■ **What is expected**
Filter the lines below, copying only those with the string "this".

■ **Rows from a dataset of charts and code**
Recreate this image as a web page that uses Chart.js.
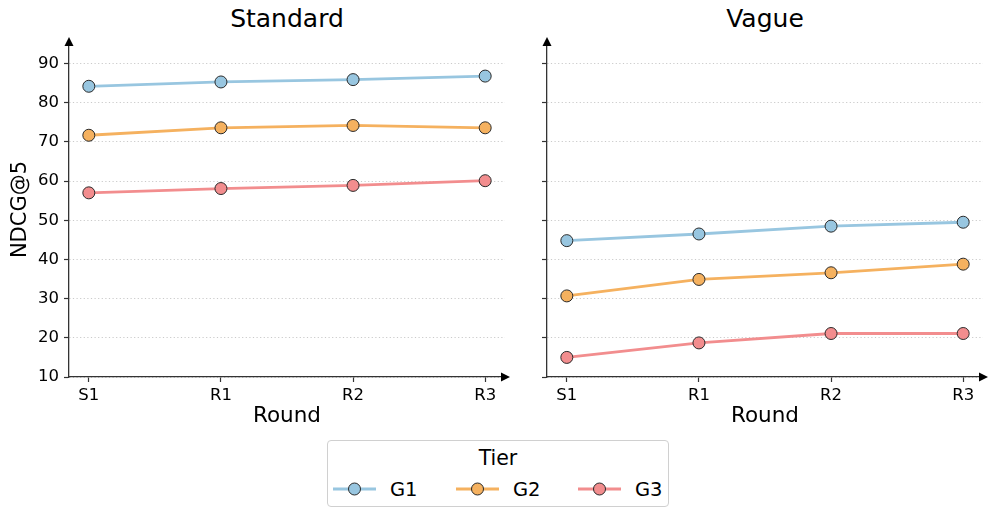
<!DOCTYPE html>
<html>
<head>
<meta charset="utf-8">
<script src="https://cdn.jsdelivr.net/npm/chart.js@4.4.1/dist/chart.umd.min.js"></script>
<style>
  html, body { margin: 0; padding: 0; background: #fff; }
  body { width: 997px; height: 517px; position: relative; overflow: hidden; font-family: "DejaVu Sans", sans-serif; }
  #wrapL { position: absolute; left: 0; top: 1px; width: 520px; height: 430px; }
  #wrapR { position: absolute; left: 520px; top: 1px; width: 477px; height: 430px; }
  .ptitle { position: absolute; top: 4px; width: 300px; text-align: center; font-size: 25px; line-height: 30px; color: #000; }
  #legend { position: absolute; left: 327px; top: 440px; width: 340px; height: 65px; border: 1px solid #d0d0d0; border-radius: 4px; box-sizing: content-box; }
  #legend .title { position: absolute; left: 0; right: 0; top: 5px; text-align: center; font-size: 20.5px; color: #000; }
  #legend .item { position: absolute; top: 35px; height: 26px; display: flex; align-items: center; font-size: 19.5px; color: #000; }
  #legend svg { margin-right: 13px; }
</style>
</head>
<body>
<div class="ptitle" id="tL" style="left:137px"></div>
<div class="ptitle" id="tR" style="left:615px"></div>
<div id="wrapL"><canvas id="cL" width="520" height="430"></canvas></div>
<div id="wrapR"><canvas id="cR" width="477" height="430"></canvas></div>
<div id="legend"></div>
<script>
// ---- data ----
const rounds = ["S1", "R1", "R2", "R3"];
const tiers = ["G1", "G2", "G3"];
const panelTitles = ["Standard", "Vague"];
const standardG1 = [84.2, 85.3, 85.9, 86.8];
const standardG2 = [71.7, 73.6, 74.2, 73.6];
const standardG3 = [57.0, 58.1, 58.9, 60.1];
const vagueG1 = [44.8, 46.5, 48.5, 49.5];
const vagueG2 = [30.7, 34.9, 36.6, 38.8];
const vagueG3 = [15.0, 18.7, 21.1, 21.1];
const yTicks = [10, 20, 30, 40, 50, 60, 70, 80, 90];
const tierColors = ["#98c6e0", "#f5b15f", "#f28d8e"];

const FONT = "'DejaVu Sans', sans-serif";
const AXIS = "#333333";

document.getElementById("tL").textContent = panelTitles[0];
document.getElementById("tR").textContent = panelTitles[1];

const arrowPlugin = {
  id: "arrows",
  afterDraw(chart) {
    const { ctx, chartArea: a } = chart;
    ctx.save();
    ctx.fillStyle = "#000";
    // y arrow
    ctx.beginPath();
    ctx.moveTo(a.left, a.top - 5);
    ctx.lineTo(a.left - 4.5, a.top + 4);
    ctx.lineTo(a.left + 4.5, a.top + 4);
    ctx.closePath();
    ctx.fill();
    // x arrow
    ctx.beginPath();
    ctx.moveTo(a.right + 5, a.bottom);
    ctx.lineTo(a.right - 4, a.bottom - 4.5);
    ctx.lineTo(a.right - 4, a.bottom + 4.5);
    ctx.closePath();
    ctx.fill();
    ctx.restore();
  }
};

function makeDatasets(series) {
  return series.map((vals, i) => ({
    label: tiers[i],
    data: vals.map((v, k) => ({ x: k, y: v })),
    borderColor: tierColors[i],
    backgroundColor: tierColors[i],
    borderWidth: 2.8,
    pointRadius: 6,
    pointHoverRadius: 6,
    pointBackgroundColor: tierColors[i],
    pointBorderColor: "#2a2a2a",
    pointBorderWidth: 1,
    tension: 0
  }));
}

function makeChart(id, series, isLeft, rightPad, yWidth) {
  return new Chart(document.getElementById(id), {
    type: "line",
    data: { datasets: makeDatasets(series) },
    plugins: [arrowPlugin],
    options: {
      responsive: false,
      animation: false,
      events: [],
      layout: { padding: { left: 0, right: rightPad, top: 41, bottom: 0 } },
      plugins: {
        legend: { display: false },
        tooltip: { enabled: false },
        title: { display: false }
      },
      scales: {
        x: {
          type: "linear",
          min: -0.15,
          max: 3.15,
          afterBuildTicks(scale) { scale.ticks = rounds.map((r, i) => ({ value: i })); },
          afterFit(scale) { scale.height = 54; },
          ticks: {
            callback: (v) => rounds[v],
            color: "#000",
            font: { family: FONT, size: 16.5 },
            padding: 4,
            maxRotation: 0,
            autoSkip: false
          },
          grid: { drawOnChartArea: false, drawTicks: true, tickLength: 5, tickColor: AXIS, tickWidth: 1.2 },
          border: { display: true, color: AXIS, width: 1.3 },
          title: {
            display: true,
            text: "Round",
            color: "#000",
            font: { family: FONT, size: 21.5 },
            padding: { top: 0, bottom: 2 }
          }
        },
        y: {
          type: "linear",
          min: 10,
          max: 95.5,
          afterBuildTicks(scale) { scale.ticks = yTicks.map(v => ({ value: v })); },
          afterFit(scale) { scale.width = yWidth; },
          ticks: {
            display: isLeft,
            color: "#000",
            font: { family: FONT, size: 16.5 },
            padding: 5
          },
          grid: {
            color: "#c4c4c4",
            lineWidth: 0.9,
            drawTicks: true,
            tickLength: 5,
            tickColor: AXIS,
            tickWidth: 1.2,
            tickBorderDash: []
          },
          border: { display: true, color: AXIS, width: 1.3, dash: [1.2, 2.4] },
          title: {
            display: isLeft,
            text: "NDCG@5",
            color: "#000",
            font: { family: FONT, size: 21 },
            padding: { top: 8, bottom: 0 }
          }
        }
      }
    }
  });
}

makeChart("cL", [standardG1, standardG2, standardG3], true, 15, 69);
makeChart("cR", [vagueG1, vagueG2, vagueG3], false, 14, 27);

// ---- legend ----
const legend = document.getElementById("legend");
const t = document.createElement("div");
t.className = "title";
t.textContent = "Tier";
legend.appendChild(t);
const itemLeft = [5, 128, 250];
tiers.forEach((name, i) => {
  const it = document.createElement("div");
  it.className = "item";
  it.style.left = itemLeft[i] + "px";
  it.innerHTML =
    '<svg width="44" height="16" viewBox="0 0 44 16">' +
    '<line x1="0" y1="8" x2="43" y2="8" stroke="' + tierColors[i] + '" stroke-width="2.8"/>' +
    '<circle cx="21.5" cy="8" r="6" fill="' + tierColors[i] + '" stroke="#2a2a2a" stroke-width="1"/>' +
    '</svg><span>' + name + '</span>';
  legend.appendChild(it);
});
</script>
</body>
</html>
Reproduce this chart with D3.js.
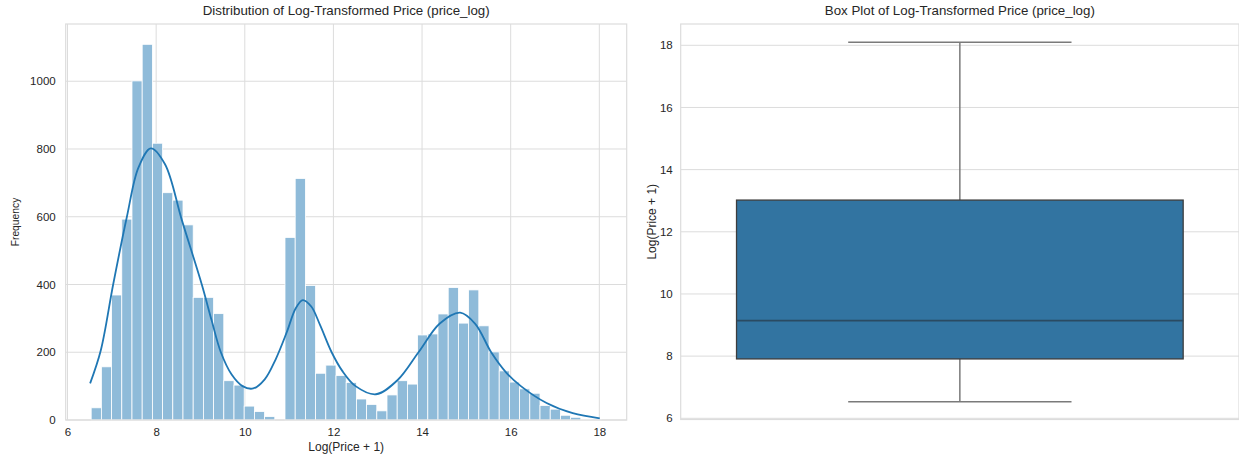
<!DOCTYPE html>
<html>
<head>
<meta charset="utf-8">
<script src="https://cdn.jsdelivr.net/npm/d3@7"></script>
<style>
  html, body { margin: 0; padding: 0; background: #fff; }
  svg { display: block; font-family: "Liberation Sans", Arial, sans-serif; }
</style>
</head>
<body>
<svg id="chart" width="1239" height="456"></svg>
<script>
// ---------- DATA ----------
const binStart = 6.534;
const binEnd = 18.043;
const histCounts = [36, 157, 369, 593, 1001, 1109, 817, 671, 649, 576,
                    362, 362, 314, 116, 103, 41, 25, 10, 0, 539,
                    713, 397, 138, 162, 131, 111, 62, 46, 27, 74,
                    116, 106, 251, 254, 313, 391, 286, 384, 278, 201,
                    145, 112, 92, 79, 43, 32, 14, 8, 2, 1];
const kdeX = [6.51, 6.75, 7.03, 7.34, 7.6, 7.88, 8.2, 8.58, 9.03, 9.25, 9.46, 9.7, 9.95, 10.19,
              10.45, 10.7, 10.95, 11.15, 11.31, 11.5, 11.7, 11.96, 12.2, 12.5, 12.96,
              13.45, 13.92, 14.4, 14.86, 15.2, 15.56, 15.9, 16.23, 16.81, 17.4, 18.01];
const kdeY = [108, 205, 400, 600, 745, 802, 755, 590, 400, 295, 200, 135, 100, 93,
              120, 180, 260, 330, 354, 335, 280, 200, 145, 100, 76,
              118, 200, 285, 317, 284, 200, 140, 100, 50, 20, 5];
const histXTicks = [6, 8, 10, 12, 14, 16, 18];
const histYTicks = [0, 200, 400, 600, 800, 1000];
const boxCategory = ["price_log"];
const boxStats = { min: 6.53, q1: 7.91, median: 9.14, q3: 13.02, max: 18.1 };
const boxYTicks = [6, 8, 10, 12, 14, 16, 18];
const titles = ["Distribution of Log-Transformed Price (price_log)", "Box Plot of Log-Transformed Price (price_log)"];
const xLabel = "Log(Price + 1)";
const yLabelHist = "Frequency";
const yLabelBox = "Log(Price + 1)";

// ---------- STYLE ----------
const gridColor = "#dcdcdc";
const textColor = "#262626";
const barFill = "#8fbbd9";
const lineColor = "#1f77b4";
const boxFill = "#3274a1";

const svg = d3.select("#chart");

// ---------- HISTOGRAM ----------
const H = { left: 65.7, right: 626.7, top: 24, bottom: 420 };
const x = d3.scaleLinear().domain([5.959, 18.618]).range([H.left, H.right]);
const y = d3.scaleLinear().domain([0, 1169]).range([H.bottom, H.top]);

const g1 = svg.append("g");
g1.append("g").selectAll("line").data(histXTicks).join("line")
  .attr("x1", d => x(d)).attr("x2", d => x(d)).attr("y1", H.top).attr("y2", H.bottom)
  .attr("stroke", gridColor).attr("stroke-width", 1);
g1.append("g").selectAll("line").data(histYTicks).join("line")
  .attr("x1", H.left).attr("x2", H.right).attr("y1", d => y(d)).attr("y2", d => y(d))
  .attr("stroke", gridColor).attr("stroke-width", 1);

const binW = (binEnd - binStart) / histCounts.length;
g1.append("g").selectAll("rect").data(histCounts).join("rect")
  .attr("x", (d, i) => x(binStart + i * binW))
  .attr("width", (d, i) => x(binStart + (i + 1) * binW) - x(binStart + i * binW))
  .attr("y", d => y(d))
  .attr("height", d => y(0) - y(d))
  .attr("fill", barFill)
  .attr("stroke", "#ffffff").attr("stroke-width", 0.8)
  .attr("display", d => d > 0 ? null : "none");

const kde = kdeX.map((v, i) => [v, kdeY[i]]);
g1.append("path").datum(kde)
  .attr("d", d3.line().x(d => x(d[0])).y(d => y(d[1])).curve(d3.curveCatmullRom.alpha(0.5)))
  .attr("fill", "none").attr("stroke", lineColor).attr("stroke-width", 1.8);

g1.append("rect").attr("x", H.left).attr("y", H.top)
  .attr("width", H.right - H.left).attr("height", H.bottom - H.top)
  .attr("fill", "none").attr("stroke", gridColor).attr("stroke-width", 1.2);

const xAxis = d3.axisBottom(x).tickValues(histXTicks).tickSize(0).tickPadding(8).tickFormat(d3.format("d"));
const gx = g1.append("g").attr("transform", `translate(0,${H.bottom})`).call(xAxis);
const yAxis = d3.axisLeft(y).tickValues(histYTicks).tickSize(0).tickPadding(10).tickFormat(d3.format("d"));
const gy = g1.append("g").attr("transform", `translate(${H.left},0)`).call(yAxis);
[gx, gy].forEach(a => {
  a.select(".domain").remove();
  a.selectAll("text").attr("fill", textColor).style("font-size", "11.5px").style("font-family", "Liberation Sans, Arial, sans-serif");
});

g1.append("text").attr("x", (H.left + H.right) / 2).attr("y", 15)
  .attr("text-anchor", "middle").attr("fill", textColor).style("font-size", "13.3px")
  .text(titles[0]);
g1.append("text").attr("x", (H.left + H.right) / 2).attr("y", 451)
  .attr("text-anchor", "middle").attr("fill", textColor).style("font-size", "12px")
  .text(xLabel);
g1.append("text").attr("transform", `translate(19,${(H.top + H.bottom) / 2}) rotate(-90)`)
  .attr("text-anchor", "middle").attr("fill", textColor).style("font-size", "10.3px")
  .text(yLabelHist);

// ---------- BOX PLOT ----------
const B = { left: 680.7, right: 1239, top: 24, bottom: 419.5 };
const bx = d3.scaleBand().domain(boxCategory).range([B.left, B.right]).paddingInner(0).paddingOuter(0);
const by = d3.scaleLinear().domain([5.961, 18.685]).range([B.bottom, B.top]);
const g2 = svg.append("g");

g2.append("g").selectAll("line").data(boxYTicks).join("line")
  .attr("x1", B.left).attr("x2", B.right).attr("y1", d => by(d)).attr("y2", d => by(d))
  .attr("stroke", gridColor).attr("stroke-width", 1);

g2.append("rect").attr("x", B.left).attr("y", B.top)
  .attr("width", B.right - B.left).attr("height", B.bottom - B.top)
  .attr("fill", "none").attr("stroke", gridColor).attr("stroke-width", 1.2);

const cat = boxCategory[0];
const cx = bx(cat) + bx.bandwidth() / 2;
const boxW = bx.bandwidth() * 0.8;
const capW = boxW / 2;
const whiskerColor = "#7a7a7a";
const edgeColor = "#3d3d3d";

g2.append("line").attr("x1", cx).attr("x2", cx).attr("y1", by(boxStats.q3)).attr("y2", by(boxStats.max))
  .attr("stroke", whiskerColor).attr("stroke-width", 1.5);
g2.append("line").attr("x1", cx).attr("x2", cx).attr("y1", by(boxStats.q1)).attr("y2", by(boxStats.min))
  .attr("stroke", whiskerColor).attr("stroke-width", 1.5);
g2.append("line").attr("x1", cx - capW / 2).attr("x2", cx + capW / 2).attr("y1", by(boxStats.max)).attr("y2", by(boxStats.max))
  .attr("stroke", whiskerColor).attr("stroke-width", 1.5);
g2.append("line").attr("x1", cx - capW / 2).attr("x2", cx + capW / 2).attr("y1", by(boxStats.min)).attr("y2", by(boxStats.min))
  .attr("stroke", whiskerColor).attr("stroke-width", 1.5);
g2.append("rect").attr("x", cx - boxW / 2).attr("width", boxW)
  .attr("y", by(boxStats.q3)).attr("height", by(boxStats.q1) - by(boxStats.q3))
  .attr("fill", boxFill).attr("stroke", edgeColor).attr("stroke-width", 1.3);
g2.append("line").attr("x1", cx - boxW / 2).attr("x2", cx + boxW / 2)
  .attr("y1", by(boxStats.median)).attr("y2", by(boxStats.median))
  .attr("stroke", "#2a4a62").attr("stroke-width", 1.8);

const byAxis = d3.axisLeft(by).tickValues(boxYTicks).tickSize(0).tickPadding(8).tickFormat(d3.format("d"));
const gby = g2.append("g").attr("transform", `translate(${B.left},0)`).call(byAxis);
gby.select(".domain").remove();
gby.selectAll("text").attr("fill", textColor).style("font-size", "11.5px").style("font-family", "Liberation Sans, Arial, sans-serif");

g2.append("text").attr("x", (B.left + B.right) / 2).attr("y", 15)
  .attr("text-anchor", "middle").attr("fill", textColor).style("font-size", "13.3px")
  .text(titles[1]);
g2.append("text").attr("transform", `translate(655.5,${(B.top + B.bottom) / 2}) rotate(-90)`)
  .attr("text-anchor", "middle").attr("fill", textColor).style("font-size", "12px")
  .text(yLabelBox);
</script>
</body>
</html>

■ **Completed task**
Recreate this image as a web page that uses Chart.js.
Reproduce this chart with D3.js.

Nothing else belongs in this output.